Une surprise pour cette professionnelle, à la tête sa plage pendant onze ans et qui revendiquait "un des plus gros chiffres d'affaires".

"J’ai reçu une lettre avec indiqué 'non conforme, non conforme, non conforme'", continue Michèle Léoni. "J’aurais aimé au moins être accueillie en mairie en me disant ce qui n’allait pas dans mon dossier."

Aujourd'hui, Michèle Léoni a repris "Da Mitchou campagne", son ancien restaurant à Gorbio, une petite commune dans l'arrière-pays mentonnais.

"Dans les dossiers rejetés, il y avait des motifs bidons", affirme de son côté Christian Tudès, alors premier adjoint d'Yves Juhel et membre de la commission "Délégation de service public - DSP". "Par exemple, certains candidats voulaient récupérer des matériaux des anciennes structures pour les réutiliser dans les nouvelles. L'assistant maître d'ouvrage disait que ça ne respectait pas le cahier des charges. Je me suis élevé contre cela à plusieurs reprises."

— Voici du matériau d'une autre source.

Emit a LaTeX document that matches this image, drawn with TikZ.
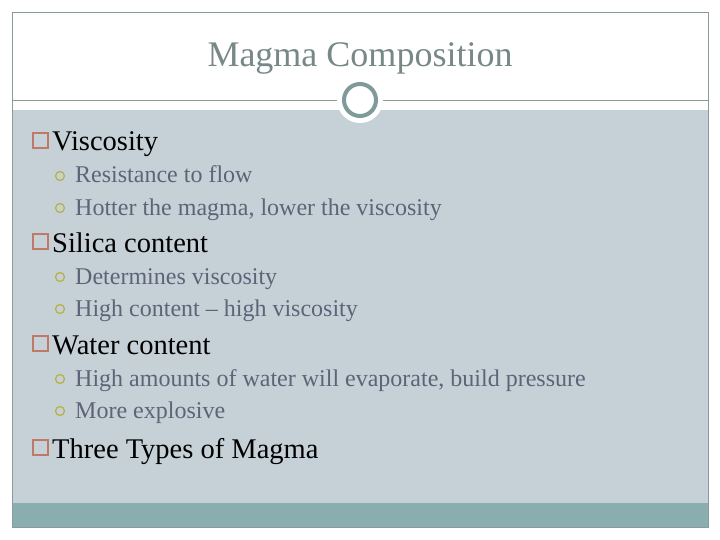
\documentclass[tikz,border=0pt]{standalone}
\usepackage{fontspec}
\setmainfont{Liberation Serif}
\definecolor{bodyg}{HTML}{C5D1D7}
\definecolor{teal}{HTML}{8AAEAF}
\definecolor{ringc}{HTML}{7E9A9A}
\definecolor{frame}{HTML}{8C9A9C}
\definecolor{titlec}{HTML}{788888}
\definecolor{subc}{HTML}{5E6478}
\definecolor{rust}{HTML}{C07868}
\definecolor{olive}{HTML}{B8B040}
\begin{document}
\begin{tikzpicture}[x=1pt,y=-1pt,
  mainb/.style={anchor=base west,font=\fontsize{28.5}{30}\selectfont,text=black,inner sep=0},
  subb/.style={anchor=base west,font=\fontsize{24}{26}\selectfont,text=subc,inner sep=0}]
\useasboundingbox (0,0) rectangle (720,540);
\fill[white] (0,0) rectangle (720,540);
\fill[bodyg] (12,110) rectangle (708,503);
\fill[teal] (12,503) rectangle (708,527);
\draw[frame,line width=0.8] (12,12) rectangle (708,527);
\draw[frame,line width=0.8] (12,100) -- (708,100);
\fill[white] (360,100) circle (23);
\draw[ringc,line width=4] (360,100) circle (16);
\node[anchor=base,font=\fontsize{36}{38}\selectfont,text=titlec] (title) at (360,67) {Magma Composition};
\foreach \y/\t [count=\i] in {151/Viscosity,252/Silica content,354/Water content,458/Three Types of Magma}{
  \draw[rust,line width=1.2] (33,\y-18) rectangle (48,\y-3);
  \node[mainb] (m\i) at (52,\y) {\t};
}
\foreach \y/\t [count=\i] in {183/Resistance to flow,215/{Hotter the magma, lower the viscosity},284/Determines viscosity,316/High content – high viscosity,386/{High amounts of water will evaporate, build pressure},418/More explosive}{
  \draw[olive,line width=1.2] (60,\y-7) circle (4.5);
  \node[subb] (s\i) at (75,\y) {\t};
}
\end{tikzpicture}
\end{document}
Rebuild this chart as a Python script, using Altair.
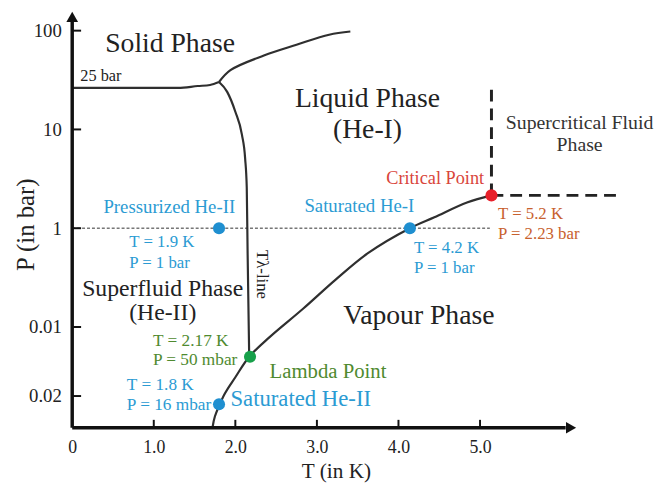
import altair as alt
import pandas as pd

# ---------------- data ----------------
# saturated vapour curve  (T in K, P in bar)
vap_T = [1.72, 1.75, 1.86, 2.00, 2.17, 2.42, 2.83, 3.23, 3.63, 4.14, 4.44, 4.84, 5.14]
vap_P = [0.0096, 0.0125, 0.0204, 0.031, 0.050, 0.079, 0.153, 0.302, 0.562, 1.0, 1.29, 1.82, 2.15]
# lambda line
lam_T = [1.80, 1.90, 2.00, 2.08, 2.12, 2.14, 2.15, 2.17]
lam_P = [30.2, 24.0, 15.1, 8.9, 5.1, 2.57, 0.60, 0.05]
# melting line (He-II / solid, "25 bar")
melt_T = [0.0, 1.30, 1.54, 1.69, 1.80]
melt_P = [26.3, 26.3, 27.5, 28.2, 30.2]
# melting line (He-I / solid)
sol_T = [1.80, 1.94, 2.35, 2.75, 3.15, 3.41]
sol_P = [30.2, 39.8, 56.0, 72.0, 91.0, 98.0]

# special points
pt_names = ["Pressurized He-II", "Saturated He-I", "Critical Point", "Lambda Point", "Saturated He-II"]
pt_T = [1.80, 4.14, 5.14, 2.18, 1.80]
pt_P = [1.0, 1.0, 2.15, 0.05, 0.0165]
pt_col = ["#1f8fd0", "#1f8fd0", "#e8202a", "#17a04a", "#1f8fd0"]

# reference lines
iso_T = [0.0, 5.12]          # dotted isobar at 1 bar
iso_P = [1.0, 1.0]
crit_vT = [5.14, 5.14]       # dashed vertical from critical point
crit_vP = [2.15, 27.0]
crit_hT = [5.14, 6.74]       # dashed horizontal from critical point
crit_hP = [2.15, 2.15]

# axes
x_ticks = [1, 2, 3, 4, 5]
x_labels = ["0", "1.0", "2.0", "3.0", "4.0", "5.0"]
x_label_vals = [0, 1, 2, 3, 4, 5]
y_tick_vals = [0.02, 0.1, 1, 10, 100]
y_tick_labels = ["0.02", "0.01", "1", "10", "100"]

# annotations: text, T, P, colour, font size, align
BLK, BLU, GRN, ORG, RED, GRY = "#222222", "#2b9bd3", "#4f8a2f", "#c8612e", "#d9453b", "#333333"
ann = [
    ("Solid Phase", 1.20, 60.3, BLK, 28, "center"),
    ("25 bar", 0.10, 30.9, BLK, 16.5, "left"),
    ("Liquid Phase", 3.62, 17.0, BLK, 28, "center"),
    ("(He-I)", 3.62, 8.13, BLK, 28, "center"),
    ("Supercritical Fluid", 6.22, 10.2, GRY, 20, "center"),
    ("Phase", 6.22, 6.03, GRY, 20, "center"),
    ("Critical Point", 5.05, 2.82, RED, 18.5, "right"),
    ("T = 5.2 K", 5.22, 1.23, ORG, 17, "left"),
    ("P = 2.23 bar", 5.22, 0.776, ORG, 17, "left"),
    ("Saturated He-I", 3.52, 1.445, BLU, 19, "center"),
    ("T = 4.2 K", 4.19, 0.562, BLU, 17, "left"),
    ("P = 1 bar", 4.19, 0.355, BLU, 17, "left"),
    ("Pressurized He-II", 1.19, 1.41, BLU, 19, "center"),
    ("T = 1.9 K", 0.70, 0.646, BLU, 17, "left"),
    ("P = 1 bar", 0.70, 0.398, BLU, 17, "left"),
    ("Superfluid Phase", 1.11, 0.204, BLK, 24, "center"),
    ("(He-II)", 1.11, 0.117, BLK, 24, "center"),
    ("T = 2.17 K", 0.99, 0.0646, GRN, 17.5, "left"),
    ("P = 50 mbar", 0.99, 0.0417, GRN, 17.5, "left"),
    ("Lambda Point", 2.42, 0.0302, GRN, 21, "left"),
    ("T = 1.8 K", 0.67, 0.0229, BLU, 17.5, "left"),
    ("P = 16 mbar", 0.67, 0.01445, BLU, 17.5, "left"),
    ("Saturated He-II", 1.94, 0.01585, BLU, 23, "left"),
    ("Vapour Phase", 4.25, 0.107, BLK, 28, "center"),
]
lam_label = ("Tλ-line", 2.32, 0.603)

# ---------------- chart ----------------
FONT = "Liberation Serif"
W, H = 578, 422

xs = alt.Scale(domain=[0, 7], nice=False, zero=False)
ys = alt.Scale(type="log", domain=[0.00955, 158.5], nice=False)

x_expr = " : ".join(
    f"datum.value == {v} ? '{l}'" for v, l in zip(x_label_vals, x_labels)
) + " : ''"
y_expr = " : ".join(
    f"datum.value == {v} ? '{l}'" for v, l in zip(y_tick_vals, y_tick_labels)
) + " : ''"

x_axis = alt.Axis(values=x_label_vals, labelExpr=x_expr, domain=False, ticks=False, tickSize=0,
                  grid=False, labelFont=FONT, labelFontSize=18, labelColor="#222",
                  labelPadding=11, labelFlush=False, labelOverlap=False,
                  title="T (in K)", titleFont=FONT, titleFontSize=21.5, titleFontWeight="normal",
                  titleColor="#222", titleX=267, titleY=50, titleAlign="center",
                  titleBaseline="alphabetic")
y_axis = alt.Axis(values=y_tick_vals, labelExpr=y_expr, domain=False, ticks=False, tickSize=0,
                  grid=False, labelFont=FONT, labelFontSize=19, labelColor="#222",
                  labelPadding=11, labelFlush=False, labelOverlap=False,
                  title="P (in bar)", titleFont=FONT, titleFontSize=25, titleFontWeight="normal",
                  titleColor="#222", titleX=-47, titleY=216, titleAlign="center",
                  titleBaseline="middle", titleAngle=-90)


def X(f):
    return alt.X(f, type="quantitative", scale=xs, axis=x_axis)


def Y(f):
    return alt.Y(f, type="quantitative", scale=ys, axis=y_axis)


def curve_df(series_list):
    rows = []
    for name, ts, ps in series_list:
        for i, (t, p) in enumerate(zip(ts, ps)):
            rows.append({"series": name, "order": i, "T": t, "P": p})
    return pd.DataFrame(rows)


smooth = alt.Chart(curve_df([("vap", vap_T, vap_P), ("sol", sol_T, sol_P)])).mark_line(
    color="#2f2f2f", strokeWidth=2.2, interpolate="catmull-rom").encode(
    x=X("T"), y=Y("P"), detail="series:N", order="order:Q")
steep = alt.Chart(curve_df([("lam", lam_T, lam_P), ("melt", melt_T, melt_P)])).mark_line(
    color="#2f2f2f", strokeWidth=2.2, interpolate="monotone").encode(
    x=X("T"), y=Y("P"), detail="series:N", order="order:Q")

iso = alt.Chart(pd.DataFrame({"T": iso_T, "P": iso_P})).mark_line(
    color="#777777", strokeWidth=1.6, strokeDash=[3, 2]).encode(x=X("T"), y=Y("P"))

dash_df = pd.DataFrame({"T": crit_vT + crit_hT, "P": crit_vP + crit_hP,
                        "seg": ["v", "v", "h", "h"]})
dashed = alt.Chart(dash_df).mark_line(color="#222222", strokeWidth=3, strokeDash=[12, 7]).encode(
    x=X("T"), y=Y("P"), detail="seg:N")

# axis lines, arrow heads and inward ticks
x_axis_line = alt.Chart(pd.DataFrame({"a": [0.0], "b": [6.05]})).mark_rule(
    color="#111", strokeWidth=3.5).encode(x=X("a"), x2="b:Q", y=alt.value(H))
y_axis_line = alt.Chart(pd.DataFrame({"a": [0.00955], "b": [140.0]})).mark_rule(
    color="#111", strokeWidth=3.5).encode(y=Y("a"), y2="b:Q", x=alt.value(0))
arrow_up = alt.Chart(pd.DataFrame({"k": [0]})).mark_point(
    shape="triangle-up", filled=True, color="#111", size=140, opacity=1).encode(
    x=alt.value(0), y=alt.value(6))
arrow_right = alt.Chart(pd.DataFrame({"k": [0]})).mark_point(
    shape="triangle-right", filled=True, color="#111", size=140, opacity=1).encode(
    x=alt.value(505), y=alt.value(H))
xt = alt.Chart(pd.DataFrame({"T": x_ticks})).mark_rule(color="#111", strokeWidth=2).encode(
    x=X("T"), y=alt.value(H), y2=alt.value(H - 8))
yt = alt.Chart(pd.DataFrame({"P": y_tick_vals})).mark_rule(color="#111", strokeWidth=2).encode(
    y=Y("P"), x=alt.value(0), x2=alt.value(9))

pts = alt.Chart(pd.DataFrame({"T": pt_T, "P": pt_P, "c": pt_col, "n": pt_names})).mark_circle(
    size=150, opacity=1).encode(x=X("T"), y=Y("P"), color=alt.Color("c:N", scale=None))

ann_df = pd.DataFrame(ann, columns=["text", "T", "P", "color", "fs", "align"])
text_layers = []
for al in ["left", "center", "right"]:
    sub = ann_df[ann_df["align"] == al]
    text_layers.append(
        alt.Chart(sub).mark_text(align=al, baseline="alphabetic", font=FONT).encode(
            x=X("T"), y=Y("P"), text="text:N",
            color=alt.Color("color:N", scale=None), size=alt.Size("fs:Q", scale=None)))

lam_txt = alt.Chart(pd.DataFrame({"text": [lam_label[0]], "T": [lam_label[1]], "P": [lam_label[2]]})).mark_text(
    align="left", baseline="middle", angle=90, font=FONT, fontSize=17, color="#222").encode(
    x=X("T"), y=Y("P"), text="text:N")

chart = alt.layer(
    iso, smooth, steep, dashed, x_axis_line, y_axis_line, arrow_up, arrow_right, xt, yt, pts,
    *text_layers, lam_txt
).properties(
    width=W, height=H,
    autosize=alt.AutoSizeParams(type="none"),
    padding={"left": 65, "top": 0, "right": 14, "bottom": 53},
).configure_view(stroke=None)

chart.save("out.html", embed_options={"renderer": "svg", "actions": False})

"Chacun était libre de choisir"

Du côté de la mairie, on assure que tous les dossiers n'ont pas été faits par la même personne. Seuls "trois ou quatre compétiteurs ont choisi le même bureau d’études, avec des architectes différents", poursuit Yves Juhel.

Il a été recommandé à chaque candidat de se faire accompagner par un bureau d’études ou par un architecte pour que le dossier soit le plus technique et le plus abouti possible car c’était une compétition. Ensuite, chacun était libre de choisir qui il voulait. On n’a imposé personne.

Yves Juhel, maire de Menton

Pendant l’étude des dossiers, "on ne regardait pas qui avait fait le dossier. C’était inscrit dessus, mais on étudiait surtout le dossier par rapport au cahier des charges", précise le maire de Menton, qui commence à en avoir marre des polémiques et "des sous-entendus" : "on a choisi cet AMO parce que c’était le meilleur". Le reste, "c'est de la jalousie mal placée de la part de gens qui ne veulent pas que vous réussissiez votre projet. Alors par principe, on va prouver que c’est un bon projet".

Rendez-vous est donc pris en juin prochain, au moment de l'inauguration des plages.